1月に行われた門天ホールでの公開録音風景。
眼鏡愛好家の林さんと田中さん
『Double Torus』

田中邦和 林正樹
2012年9月12日発売 2,650円(税込)APX1009
レーベル:エアプレーンレーベル

【Track List】
1. Item6,D.I.T. / Steve Swallow
2. Gottes Zeit ist die allerbeste Zeit, BWV 106 /Johann Sebastian Bach
3. Dewey square / Charlie Parker
4. Bye-ya / Thelonious Monk
5. Double Torus / 林正樹
6. Marionette / Lars Jansson
7. Morning Glory / Duke Ellington
8. Upa Neguinho / Edu Lobo
9. Silence / Charlie Haden

田中邦和(たなか・くにかず)

1966年、生まれ。
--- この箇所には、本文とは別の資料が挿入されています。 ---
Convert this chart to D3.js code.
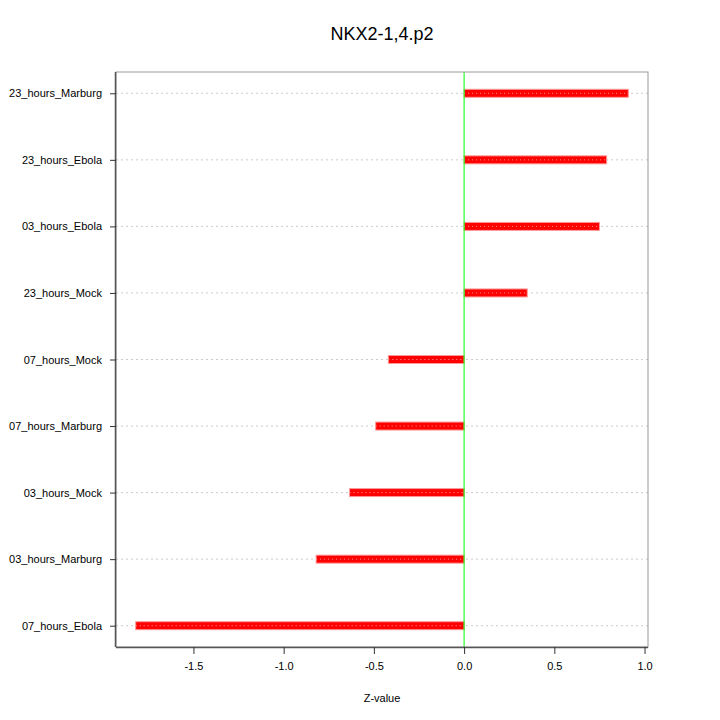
<!DOCTYPE html>
<html>
<head>
<meta charset="utf-8">
<script src="https://cdn.jsdelivr.net/npm/d3@7"></script>
<style>
  body { margin: 0; background: #fff; }
  text { font-family: "Liberation Sans", Arial, sans-serif; }
</style>
</head>
<body>
<div class="chart"></div>
<script>
var categories = ['07_hours_Ebola', '03_hours_Marburg', '03_hours_Mock', '07_hours_Marburg',
  '07_hours_Mock', '23_hours_Mock', '03_hours_Ebola', '23_hours_Ebola', '23_hours_Marburg'];
var zvalues = [-1.82, -0.82, -0.635, -0.49, -0.42, 0.35, 0.75, 0.79, 0.91];
var xTicks = [-1.5, -1.0, -0.5, 0.0, 0.5, 1.0];

var width = 720, height = 720;
var plotLeft = 116, plotRight = 648, plotTop = 72, plotBottom = 647;

var svg = d3.select('.chart').append('svg').attr('width', width).attr('height', height);

var x = d3.scaleLinear().domain([-1.9292, 1.0192]).range([plotLeft, plotRight]);
var y = d3.scaleLinear().domain([0.68, 9.32]).range([plotBottom, plotTop]);

// grid lines
svg.selectAll('.grid').data(categories).enter().append('line')
  .attr('x1', plotLeft).attr('x2', plotRight)
  .attr('y1', function (d, i) { return y(i + 1); })
  .attr('y2', function (d, i) { return y(i + 1); })
  .attr('stroke', '#cccccc').attr('stroke-dasharray', '2,3');

// bars
svg.selectAll('.bar').data(zvalues).enter().append('rect')
  .attr('x', function (d) { return Math.min(x(0), x(d)); })
  .attr('width', function (d) { return Math.abs(x(d) - x(0)); })
  .attr('y', function (d, i) { return y(i + 1) - 4; })
  .attr('height', 8)
  .attr('fill', '#ff0000').attr('stroke', '#ff9999').attr('stroke-width', 1);

svg.selectAll('.bardot').data(zvalues).enter().append('line')
  .attr('x1', function (d) { return Math.min(x(0), x(d)); })
  .attr('x2', function (d) { return Math.max(x(0), x(d)); })
  .attr('y1', function (d, i) { return y(i + 1); })
  .attr('y2', function (d, i) { return y(i + 1); })
  .attr('stroke', '#ff9999').attr('stroke-width', 1).attr('stroke-dasharray', '1,3');

// zero line
svg.append('line').attr('x1', x(0)).attr('x2', x(0)).attr('y1', plotTop).attr('y2', plotBottom)
  .attr('stroke', '#00ff00').attr('stroke-width', 1);

// box
svg.append('rect').attr('x', plotLeft).attr('y', plotTop).attr('width', plotRight - plotLeft).attr('height', plotBottom - plotTop)
  .attr('fill', 'none').attr('stroke', '#999999');

// axes
var xAxis = d3.axisBottom(x).tickValues(xTicks).tickSize(7).tickPadding(8)
  .tickFormat(function (d) { return d3.format('.1f')(d).replace('\u2212', '-'); });
var gx = svg.append('g').attr('transform', 'translate(0,' + plotBottom + ')').call(xAxis);
gx.select('.domain').attr('d', 'M' + plotLeft + ',0.5H' + plotRight).attr('stroke', '#555555').attr('stroke-width', 1.5);
gx.selectAll('.tick line').attr('stroke', '#333');
gx.selectAll('text').attr('font-size', 11).attr('fill', '#000');

var yAxis = d3.axisLeft(y).tickValues(d3.range(1, categories.length + 1)).tickSize(6).tickPadding(8)
  .tickFormat(function (d) { return categories[d - 1]; });
var gy = svg.append('g').attr('transform', 'translate(' + plotLeft + ',0)').call(yAxis);
gy.select('.domain').attr('d', 'M-0.5,' + plotTop + 'V' + plotBottom).attr('stroke', '#555555').attr('stroke-width', 1.5);
gy.selectAll('.tick line').attr('stroke', '#333');
gy.selectAll('text').attr('font-size', 11).attr('fill', '#000');

// title and label
svg.append('text').attr('x', (plotLeft + plotRight) / 2).attr('y', 40).attr('text-anchor', 'middle')
  .attr('font-size', 18).text('NKX2-1,4.p2');
svg.append('text').attr('x', (plotLeft + plotRight) / 2).attr('y', 702).attr('text-anchor', 'middle')
  .attr('font-size', 11).text('Z-value');
</script>
</body>
</html>
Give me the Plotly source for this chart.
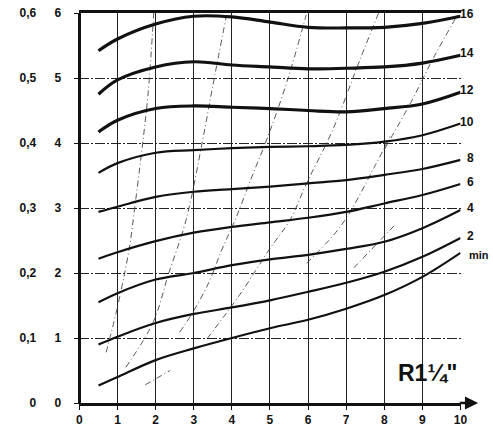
import plotly.graph_objects as go

# ---------------- data ----------------
X = [0.5, 1, 2, 3, 4, 5, 6, 7, 8, 9, 10]
curve_labels = ["16", "14", "12", "10", "8", "6", "4", "2", "min"]
c16 = [5.42, 5.60, 5.83, 5.95, 5.94, 5.86, 5.78, 5.77, 5.78, 5.84, 5.95]
c14 = [4.75, 4.97, 5.17, 5.25, 5.20, 5.17, 5.14, 5.15, 5.17, 5.23, 5.35]
c12 = [4.17, 4.35, 4.53, 4.57, 4.55, 4.53, 4.50, 4.48, 4.53, 4.60, 4.78]
c10 = [3.54, 3.69, 3.85, 3.89, 3.92, 3.94, 3.95, 3.97, 4.02, 4.12, 4.30]
c8 = [2.94, 3.02, 3.17, 3.25, 3.29, 3.33, 3.38, 3.43, 3.51, 3.60, 3.74]
c6 = [2.22, 2.32, 2.49, 2.62, 2.71, 2.78, 2.85, 2.94, 3.07, 3.20, 3.37]
c4 = [1.55, 1.69, 1.90, 2.00, 2.12, 2.21, 2.28, 2.37, 2.48, 2.69, 2.97]
c2 = [0.90, 1.02, 1.23, 1.37, 1.47, 1.58, 1.71, 1.85, 2.02, 2.25, 2.54]
cmin = [0.27, 0.40, 0.66, 0.84, 1.00, 1.15, 1.28, 1.45, 1.66, 1.94, 2.31]
curves = [c16, c14, c12, c10, c8, c6, c4, c2, cmin]

# thin dash-dot guide lines
d1x = [0.70, 0.96, 1.30, 1.45, 1.62, 1.80, 1.95]
d1y = [0.78, 1.38, 2.35, 3.00, 3.80, 4.75, 6.00]
d2x = [1.22, 1.94, 2.33, 2.80, 3.22, 3.48, 3.86]
d2y = [0.55, 1.25, 1.97, 2.82, 4.00, 4.82, 5.97]
d3x = [2.63, 2.96, 3.40, 3.73, 4.09, 4.51, 4.94, 5.45, 5.95]
d3y = [1.09, 1.38, 1.86, 2.35, 2.82, 3.46, 4.09, 4.95, 5.97]
d4x = [3.35, 4.20, 4.98, 5.53, 5.96, 6.63, 7.38, 7.85]
d4y = [0.99, 1.66, 2.36, 2.82, 3.38, 4.18, 5.31, 6.00]
d5x = [5.96, 6.88, 7.73, 8.15]
d5y = [2.15, 2.74, 3.62, 4.10]
d6x = [8.00, 8.71, 9.29, 9.95]
d6y = [3.90, 4.64, 5.31, 6.00]
d7x = [7.20, 8.28]
d7y = [2.08, 2.74]
d8x = [1.73, 2.38]
d8y = [0.28, 0.50]
guides = [(d1x, d1y), (d2x, d2y), (d3x, d3y), (d4x, d4y),
          (d5x, d5y), (d6x, d6y), (d7x, d7y), (d8x, d8y)]

x_ticks = list(range(0, 11))
y_ticks = list(range(0, 7))
y2_ticks = [0, 0.1, 0.2, 0.3, 0.4, 0.5, 0.6]
y2_text = ["0", "0,1", "0,2", "0,3", "0,4", "0,5", "0,6"]
title_text = 'R1¼"'

# ---------------- figure ----------------
FONT = "Liberation Sans"
INK = "#111111"
W, H = 493, 432
fig = go.Figure()

for gx, gy in guides:
    fig.add_trace(go.Scatter(x=gx, y=gy, mode="lines", line_shape="spline",
                             line=dict(color="#444444", width=0.9, dash="6px,3px,1px,3px"),
                             hoverinfo="skip", showlegend=False))

for i, cy in enumerate(curves):
    w = 3.2 if i < 3 else 2.2
    fig.add_trace(go.Scatter(x=X, y=cy, mode="lines", line_shape="spline",
                             line=dict(color=INK, width=w, smoothing=1.0),
                             hoverinfo="skip", showlegend=False))

# curve labels at the right edge
for lab, cy in zip(curve_labels, curves):
    if lab == "min":
        fig.add_annotation(x=X[-1], y=cy[-1], text=lab, showarrow=False,
                           xanchor="left", yanchor="middle", xshift=6, yshift=-2,
                           font=dict(family=FONT, size=11, color=INK, weight="bold"))
    else:
        fig.add_annotation(x=X[-1], y=cy[-1], text=lab, showarrow=False,
                           xanchor="right", yanchor="middle", xshift=15, yshift=2,
                           font=dict(family=FONT, size=12, color=INK, weight="bold"))

# arrow extending the x axis beyond 10
fig.add_annotation(xref="paper", yref="y", x=485 / W, y=y_ticks[0],
                   ax=-20, ay=0, text="", showarrow=True, arrowhead=2,
                   arrowsize=1.1, arrowwidth=2.4, arrowcolor=INK)

# R 1 1/4" label
fig.add_annotation(x=9.15, y=0.46, text=title_text, showarrow=False,
                   xanchor="center", yanchor="middle",
                   font=dict(family=FONT, size=23, color=INK, weight="bold"))

fig.update_layout(
    width=W, height=H,
    margin=dict(l=0, r=0, t=13, b=29),
    paper_bgcolor="white", plot_bgcolor="white",
    xaxis=dict(domain=[78 / W, 467 / W], range=[0, 10], tickvals=x_ticks,
               showgrid=True, gridcolor="#222222", gridwidth=1,
               showline=True, linecolor=INK, linewidth=2.6, mirror=True,
               ticks="outside", ticklen=4, tickcolor=INK, zeroline=False,
               tickfont=dict(family=FONT, size=12, color=INK, weight="bold"),
               ticklabelstandoff=0, fixedrange=True),
    yaxis=dict(anchor="free", position=78 / W, range=[0, 6], tickvals=y_ticks,
               showgrid=True, gridcolor="#222222", gridwidth=1, griddash="10px,2px,2px,2px",
               showline=True, linecolor=INK, linewidth=2.6, mirror=True,
               ticks="outside", ticklen=5, tickcolor=INK, zeroline=False,
               tickfont=dict(family=FONT, size=12, color=INK, weight="bold"),
               ticklabelstandoff=10, fixedrange=True),
    yaxis2=dict(overlaying="y", anchor="free", position=34 / W, side="left",
                range=[0, 0.6], tickvals=y2_ticks, ticktext=y2_text,
                showgrid=False, showline=False, ticks="", zeroline=False,
                tickfont=dict(family=FONT, size=12, color=INK, weight="bold"),
                fixedrange=True),
)
# helper trace so the secondary (0-0.6) scale is rendered
fig.add_trace(go.Scatter(x=[X[0]], y=[y2_ticks[0]], yaxis="y2", mode="markers",
                         marker=dict(opacity=0), hoverinfo="skip", showlegend=False))

fig.write_html("out.html")
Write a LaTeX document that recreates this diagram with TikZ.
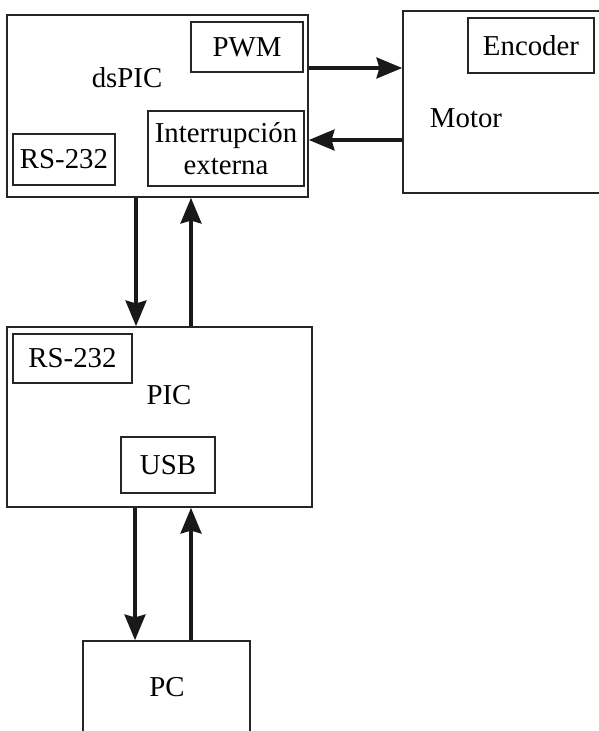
\documentclass[tikz,border=0pt]{standalone}
\usepackage{fontspec}
\setmainfont{Liberation Serif}
\usetikzlibrary{arrows.meta}
\begin{document}
\begin{tikzpicture}[x=0.025cm,y=-0.025cm,
  box/.style={draw=black!85, line width=1.1pt, inner sep=0pt, align=center},
  lbl/.style={inner sep=0pt},
  arr/.style={line width=2.7pt, black!90, -{Stealth[length=0.64cm,width=0.52cm,inset=0.07cm]}},
  every node/.style={font=\fontsize{20.5}{23}\selectfont}]

\clip (0,0) rectangle (599,731);

\node[box, minimum width=7.525cm, minimum height=4.55cm] (dspic) at (157.5,106) {};
\node[lbl] (dspiclbl) at (127,78) {dsPIC};
\node[box, minimum width=2.8cm, minimum height=1.25cm] (pwm) at (247,47) {PWM};
\node[box, minimum width=3.9cm, minimum height=1.875cm] (intr) at (226,148.5) {Interrupción\\externa};
\node[box, minimum width=2.55cm, minimum height=1.275cm] (rsa) at (64,159.5) {RS-232};

\node[box, minimum width=5.425cm, minimum height=4.55cm] (motor) at (511.5,102) {};
\node[lbl] (motorlbl) at (466,118) {Motor};
\node[box, minimum width=3.15cm, minimum height=1.375cm] (enc) at (531,45.5) {Encoder};

\node[box, minimum width=7.625cm, minimum height=4.5cm] (pic) at (159.5,417) {};
\node[lbl] (piclbl) at (169,395) {PIC};
\node[box, minimum width=2.975cm, minimum height=1.225cm] (rsb) at (72.5,358.5) {RS-232};
\node[box, minimum width=2.35cm, minimum height=1.4cm] (usb) at (168,465) {USB};

\node[box, minimum width=4.175cm, minimum height=2.95cm] (pc) at (166.5,700) {};
\node[lbl] (pclbl) at (167,687) {PC};

\draw[arr] (dspic.east |- 0,68) -- (motor.west |- 0,68);
\draw[arr] (motor.west |- 0,140) -- (dspic.east |- 0,140);
\draw[arr] (dspic.south -| 136,0) -- (pic.north -| 136,0);
\draw[arr] (pic.north -| 191,0) -- (dspic.south -| 191,0);
\draw[arr] (pic.south -| 135,0) -- (pc.north -| 135,0);
\draw[arr] (pc.north -| 191,0) -- (pic.south -| 191,0);
\end{tikzpicture}
\end{document}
大学在学中ジャズ研究会に所属、以後サックスを独学で習得。卒業後5年間の会社員生活を送ったのちミュージシャンへと転身、現在に至る。甘く豊かなサウンドと、ジャズからポップス、クラブミュージックまでの幅広いジャンルで培ったスタイルが持ち味である。現在は沖祐市(東京スカパラダイスオーケストラのキーボーディスト)とのバンド「sembello」(映画『新・仁義無き戦い~謀殺』サウンドトラック。オリジナルアルバム『sembellogy』。スタンダード・ムード音楽バンド「ブラックベルベッツ」、バリトンサックス11人によるアンサンブル「東京中低域」、「梵鉾」で活動のほか、ライブ、コンサート、レコーディングなど精力的に行っている。これまでの共演者は、林田健司、ボズ・スキャッグス、Losalios、ラブサイケデリコ、クラムボン、森雪之丞、堂島孝平、(以上ポップス)、山下洋輔、森山威男、クリヤマコト、ジョージ・ガゾーン、エリック・アレキサンダー、エイブラハム・バートン(以上ジャズ)、FPM、ジョー・クラウゼル、coldfeet(以上DJ、club music)など多数。
 

林正樹(はやし・まさき)

1978年、東京生まれ。5歳よりピアノを始め、中学入学後ポピュラー音楽に目覚め、独学で音楽理論の勉強を始める。その後、佐藤允彦、大徳俊幸、国府弘子らに師事し、ピアノ、作曲・編曲などを学ぶ。97年12月に、民謡歌手の伊藤多喜雄のバンドで南米ツアー、国内ツアーに参加し、プロ活動を始める。現在は自作曲を中心に演奏するソロピアノでの活動や、自己のカルテット「STEWMAHN」、さがゆきとの「KOKOPELLI」のほかに「West/Rock/Woods」「Salle Gaveau」「菊地成孔&ペペ・トルメントアスカラール」「クアトロシエントス」ピアノトリオ「宴」「エリック宮城 EM Band」「SPICK & SPIN」「Archaic」など多数のバンドに在籍中。2008年にオリジナル曲を集めたピアノソロアルバム『Flight for the 21st』を発売。2009年NHK「ドキュメント20min」のテーマ音楽を担当。2011年3月に「林正樹STEWMAHN」の1stアルバム『Crossmodal』をリリース。